DeMartini's mother bought him a guitar at his request when he was "around seven or eight years old". According to Warren, he struggled early on learning to play it due to the tuning pegs being cheap, causing the instrument to constantly fall out of tune. As a result, he became frustrated and smashed the instrument as he had seen Pete Townshend of the Who do onstage. As a result, that was the last guitar he would receive as a gift. At age 14, he had to get himself a job in order to raise the money to purchase a new electric guitar, a Cimar Les Paul copy. The first song DeMartini learned was "Sunshine of Your Love" by Cream, which he learned by ear.

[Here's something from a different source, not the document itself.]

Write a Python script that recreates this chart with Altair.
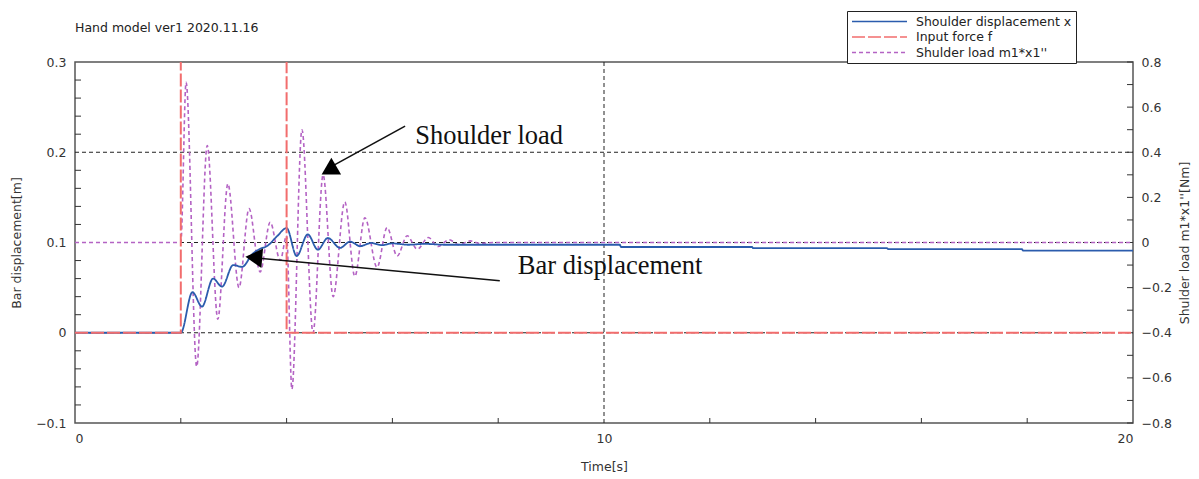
import altair as alt
import pandas as pd

# ---------------- data ----------------
series = ["Shoulder displacement x", "Input force f", "Shulder load m1*x1''"]

# Shoulder displacement x [m] (left axis)
blue_t = [0, 2.0, 2.22, 2.40, 2.61, 2.78, 2.99, 3.16, 3.35, 3.50, 3.63, 3.82, 4.00,
          4.19, 4.40, 4.59, 4.78, 5.01, 5.20, 5.39, 5.60, 5.80, 6.00, 6.30, 6.60,
          7.00, 10.30, 10.32, 12.80, 12.82, 15.35, 15.37, 17.90, 17.92, 20.0]
blue_x = [0, 0, 0.045, 0.029, 0.060, 0.051, 0.075, 0.073, 0.087, 0.093, 0.096, 0.107, 0.116,
          0.085, 0.109, 0.092, 0.105, 0.094, 0.101, 0.096, 0.0995, 0.097, 0.099, 0.0975, 0.0985,
          0.0975, 0.0975, 0.095, 0.095, 0.0937, 0.0937, 0.0927, 0.0927, 0.0911, 0.0911]

# Input force f (pulse, runs off the top of the plot)
force_t = [0, 2, 2, 4, 4, 20]
force_f = [0, 0, 1, 1, 0, 0]

# Shoulder load m1*x1'' [Nm] (right axis)
mag_t = [0, 2.00, 2.10, 2.30, 2.50, 2.70, 2.89, 3.10, 3.29, 3.50, 3.69, 3.88, 4.00, 4.10,
         4.29, 4.50, 4.69, 4.88, 5.10, 5.29, 5.48, 5.71, 5.90, 6.09, 6.28, 6.47, 6.68,
         6.86, 7.07, 7.26, 7.47, 7.66, 7.90, 20]
mag_v = [0, 0, 0.71, -0.55, 0.43, -0.34, 0.26, -0.20, 0.15, -0.13, 0.09, -0.08, 0.03, -0.65,
         0.50, -0.40, 0.30, -0.24, 0.18, -0.15, 0.11, -0.11, 0.066, -0.06, 0.03, -0.03, 0.022,
         -0.018, 0.012, -0.01, 0.007, -0.004, 0, 0]

# axes / grid / ticks
x_labels = [0, 10, 20]
x_grid = [10]
x_minor = [2, 4, 6, 8, 12, 14, 16, 18]
yl_labels = [-0.1, 0, 0.1, 0.2, 0.3]
yl_grid = [0, 0.1, 0.2]
yl_minor = [-0.08, -0.06, -0.04, -0.02, 0.02, 0.04, 0.06, 0.08, 0.12, 0.14, 0.16, 0.18,
            0.22, 0.24, 0.26, 0.28]
yr_labels = [-0.8, -0.6, -0.4, -0.2, 0, 0.2, 0.4, 0.6, 0.8]
yr_minor = [-0.7, -0.5, -0.3, -0.1, 0.1, 0.3, 0.5, 0.7]

# annotations (time, left-axis units)
ann_text = ["Shoulder load", "Bar displacement"]
ann_tx = [6.43, 8.37]
ann_ty = [0.218, 0.074]
arrow_x0 = [6.24, 8.03]
arrow_y0 = [0.229, 0.0576]
arrow_x1 = [4.75, 3.30]
arrow_y1 = [0.181, 0.0836]
head_x = [4.80, 3.38]
head_y = [0.180, 0.0833]
head_angle = [240, 275]

title_text = "Hand model ver1 2020.11.16"

# ---------------- chart ----------------
W, H = 1058, 361
colors = ["#2b5cad", "#f26d6d", "#b463c4"]
dashes = [[1, 0], [13, 3], [4, 3]]
FONT = "DejaVu Sans"
FS = 12.5

xs = alt.Scale(domain=[0, 20], nice=False, zero=False)
yl = alt.Scale(domain=[-0.1, 0.3], nice=False, zero=False)
yr = alt.Scale(domain=[-0.8, 0.8], nice=False, zero=False)
x_axis = alt.Axis(values=x_labels, format="~g", title="Time[s]", labelPadding=9,
                  titlePadding=16)

color_enc = alt.Color("s:N", scale=alt.Scale(domain=series, range=colors), title=None)
dash_enc = alt.StrokeDash("s:N", scale=alt.Scale(domain=series, range=dashes), title=None)

blue_df = pd.DataFrame({"t": blue_t, "v": blue_x, "s": series[0]})
force_df = pd.DataFrame({"t": force_t, "v": force_f, "s": series[1]})
mag_df = pd.DataFrame({"t": mag_t, "v": mag_v, "s": series[2]})

hgrid = alt.Chart(pd.DataFrame({"g": yl_grid})).mark_rule(
    color="#222", strokeDash=[4, 3], strokeWidth=1
).encode(
    y=alt.Y("g:Q", scale=yl, axis=alt.Axis(
        values=yl_labels, format="~g", title="Bar displacement[m]", orient="left",
        labelPadding=9, titlePadding=12)),
    x=alt.value(0), x2=alt.value(W),
)

vgrid = alt.Chart(pd.DataFrame({"g": x_grid})).mark_rule(
    color="#222", strokeDash=[4, 3], strokeWidth=1
).encode(
    x=alt.X("g:Q", scale=xs, axis=x_axis),
    y=alt.value(0), y2=alt.value(H),
)

xticks = alt.Chart(pd.DataFrame({"g": x_minor})).mark_rule(color="#333").encode(
    x=alt.X("g:Q", scale=xs, axis=x_axis), y=alt.value(H), y2=alt.value(H - 5))
lticks = alt.Chart(pd.DataFrame({"k": yl_minor})).mark_rule(color="#333").encode(
    y=alt.Y("k:Q", scale=yl, axis=None), x=alt.value(0), x2=alt.value(6))
rticks = alt.Chart(pd.DataFrame({"k": yr_minor + yr_labels})).mark_rule(color="#333").encode(
    y=alt.Y("k:Q", scale=yr, axis=None), x=alt.value(W), x2=alt.value(W - 6))

mag = alt.Chart(mag_df).mark_line(strokeWidth=1.6, clip=True, interpolate="monotone").encode(
    x=alt.X("t:Q", scale=xs, axis=x_axis),
    y=alt.Y("v:Q", scale=yr, axis=alt.Axis(
        values=yr_labels, format="~g", orient="right", title="Shulder load m1*x1''[Nm]",
        titleAngle=270, labelPadding=8, titlePadding=20)),
    color=color_enc, strokeDash=dash_enc,
)

blue = alt.Chart(blue_df).mark_line(strokeWidth=1.8, clip=True, interpolate="monotone").encode(
    x=alt.X("t:Q", scale=xs, axis=x_axis),
    y=alt.Y("v:Q", scale=yl, axis=None),
    color=color_enc, strokeDash=dash_enc,
)

force = alt.Chart(force_df).transform_window(o="row_number()").mark_line(
    strokeWidth=2, clip=True
).encode(
    x=alt.X("t:Q", scale=xs, axis=x_axis),
    y=alt.Y("v:Q", scale=yl, axis=None),
    color=color_enc, strokeDash=dash_enc, order="o:Q",
)

ann_df = pd.DataFrame({"txt": ann_text, "tx": ann_tx, "ty": ann_ty,
                       "x0": arrow_x0, "y0": arrow_y0, "x1": arrow_x1, "y1": arrow_y1,
                       "hx": head_x, "hy": head_y, "ha": head_angle})

arrows = alt.Chart(ann_df).mark_rule(color="#111", strokeWidth=1.6).encode(
    x=alt.X("x0:Q", scale=xs, axis=x_axis), x2="x1:Q",
    y=alt.Y("y0:Q", scale=yl, axis=None), y2="y1:Q")
heads = alt.Chart(ann_df).mark_point(shape="triangle-up", filled=True, color="#000",
                                     opacity=1, size=380).encode(
    x=alt.X("hx:Q", scale=xs, axis=x_axis),
    y=alt.Y("hy:Q", scale=yl, axis=None),
    angle=alt.Angle("ha:Q", scale=None))
texts = alt.Chart(ann_df).mark_text(font="Liberation Serif", fontSize=26.5, align="left",
                                    baseline="middle", color="#111").encode(
    x=alt.X("tx:Q", scale=xs, axis=x_axis),
    y=alt.Y("ty:Q", scale=yl, axis=None),
    text="txt:N")

title = alt.Chart(pd.DataFrame({"t": [title_text]})).mark_text(
    font=FONT, fontSize=FS, align="left", baseline="middle", color="#222"
).encode(x=alt.value(0), y=alt.value(-34), text="t:N")

chart = alt.layer(
    hgrid, vgrid, xticks, lticks, rticks, mag, blue, force, arrows, heads, texts, title
).resolve_scale(y="independent").properties(
    width=W, height=H,
    autosize=alt.AutoSizeParams(type="none"),
    padding={"left": 75, "top": 62, "right": 66, "bottom": 56},
).configure_view(
    stroke="#555", strokeWidth=1.5
).configure_axis(
    labelFont=FONT, labelFontSize=FS, labelColor="#333",
    titleFont=FONT, titleFontSize=FS, titleFontWeight="normal", titleColor="#333",
    ticks=False, tickSize=0, domain=False, grid=False,
).configure_legend(
    orient="none", legendX=772, legendY=-51, padding=4,
    strokeColor="#222", fillColor="white",
    symbolType="M-5,0H5", symbolSize=121, symbolStrokeWidth=1.5,
    symbolOffset=22, labelOffset=30,
    labelFont=FONT, labelFontSize=FS, labelColor="#222", rowPadding=2.5,
)

chart.save("out.html", embed_options={"renderer": "svg", "actions": False})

Warren played his first concert with his band the Plague in front of a small crowd at San Diego's La Jolla High School at the age of 15. By this time he was emerging as one of the San Diego area's most talented and sought-after young guitar players. The first year he signed up, he won "Best New Guitar Player in San Diego" at Guitar Trader on Clairemont Mesa Blvd. He graduated from high school in 1981. DeMartini began taking classes at a local college, but in the first semester was invited up to Los Angeles to join Mickey Ratt, the band that would eventually become the highly successful 1980s metal band Ratt.
DeMartini's lead guitar became one of Ratt's most recognizable aspects, and he would co-write several of the band's best known songs, including "Round and Round", "Lay It Down", "Dance", and "Way Cool Jr.". Ratt would ultimately become one of the top-selling and most popular metal acts of the decade, issuing four consecutive platinum albums and one EP in the 1980s before disbanding in February 1992.
Warren will sometimes use finger vibrato, similar in style to George Lynch. Allan Holdsworth often used the same technique, which achieves the periodic raising and lowering of the note by moving the fretting finger longitudinally, back and forth along the string, to alter the pitch, as opposed to bending the string across the frets. Moderate downward finger pressure and relatively light strings are necessary for friction of the fingertip against the string to facilitate such pushing and pulling, respectively lowering and raising the pitch, as well as frets to stop the strings, making such vibrato possible. (Violin-style vibrato requires moving the fingertip along the string's length somewhat, more of a rolling approach, since the violin and family lack frets altogether.)